Through extensive investigation and analysis that builds on existing research, the authors evaluate whether mutual funds herd and the degree to which such herding affects industry valuations.
Mutual funds herd in industries. Neither individual stock herding nor fund flows drive this process. Although herding affects industry returns, it does not skew or disrupt their valuations.
How Is This Research Useful to Practitioners?
Several metrics that the authors use lead them to the conclusion that mutual funds do herd, or engage in similar trading practices, in industries.
Two detailed measures of herding are widespread in the literature. The first is the Lakonishok, Shleifer, and Vishny (Journal of Financial Economics 1992), or LSV, approach, which involves looking for quarterly imbalances in the number of buyers and sellers of individual stocks. The second is the Sias (Review of Financial Studies 2004) approach, which expands on the LSV approach by quantifying the degree to which such imbalances persist across quarters. There is mixed evidence of herding when either of the two methods is used. The authors use both on a large dataset over the period of 1980–2013. Mutual funds’ tendency to exhibit behavioral traits similar to herding and the fact that mutual fund holdings are reported at the fund, rather than at the family, level are why mutual funds, not institutions, are the focus of the research.
Individual and institutional investors alike would gain from the authors’ insights to improve their understanding of how herding and groupthink among mutual fund portfolio managers could affect performance.
How Did the Authors Conduct This Research?
The authors’ approach considers the relevance of the existing literature on the subject and expands on it. Their investigation covers the period from 1980 to 2013. The dataset consists of all actively managed funds in the Thomson Reuters Mutual Fund Holdings database, excluding international, sector, index, and nonequity funds.
Using two well-known industry measures, the authors determine whether mutual funds herd into and out of industries. The LSV approach measures the imbalance of mutual funds that are buyers and sellers but does not distinguish whether the imbalance occurs on the buy or sell side. The Sias approach quantifies the extent to which investors’ trades follow those of other investors.
Using these quantitative metrics, along with mock portfolio construction and analysis of industry fund performance through factor analysis, the authors investigate these hypotheses: Mutual funds herd in industries, fund flows and individual stock herding do not drive mutual fund industry herding, industry-level herding does not steer industry values away from their fundamentals, and herding positively correlates with momentum at the industry level.
Previous researchers have provided strong evidence of mutual fund herding in industries. The authors substantiate those findings through the use of the aforementioned herding metrics because these metrics demonstrate statistical significance in the results. Going further, the authors test for herding among funds with different investment objectives and arrive at the same conclusion.
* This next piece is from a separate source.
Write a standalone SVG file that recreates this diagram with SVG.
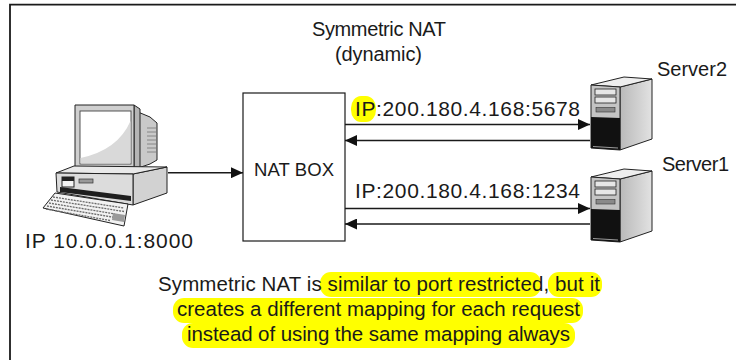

Fund flows do not drive mutual fund industry herding—nor does individual stock herding underpin mutual fund industry herding. Using the LSV and Sias approaches, the authors demonstrate that funds following other funds remains a meaningful piece of total cross-sectional correlation. This result holds for individual stocks as well. Although funds follow others into the same stock, funds pursuing other funds into different stocks in the same industry refutes the notion that stock herding is behind fund industry herding. Parsing the data further by style investing, time period subsets, the effects of investor sentiment, and industry conditions, the authors arrive at the same conclusion, with statistical evidence of these additional tests failing to produce significant results in terms of their effect on mutual fund industry herding.
The authors’ findings also confirm that industry-level herding does not move industry valuations away from their fundamentals. Herding and industry returns correlate positively, but no evidence of return reversals exists in industries where this correlation is high. Finally, industry-level herding is behind industry momentum. Exercises in grouping industries by returns and creating mock portfolios of winner and loser industries—along with exercises that use the CAPM and three-factor alpha calculations—demonstrate that winners (losers) experiencing the largest subsequent institutional ownership increase (decrease) display the strongest momentum.
Evidence of mutual fund herding in industries has existed for some time. The authors add significantly to the debate through their robust implementation of two recognized herding metrics across a large dataset spanning over three decades. The outcome of their investigation substantiates and expands on existing findings. Herding does exist but does not disrupt industry valuations. Their endeavor is a micro-level approach to a behavioral finance phenomenon that has important implications for individual and institutional investors. Understanding how herding affects industry returns is an important input in the portfolio management and asset allocation decision. A modified effort applicable to the fund industry in other developed economies would be a welcome addition to this area of research.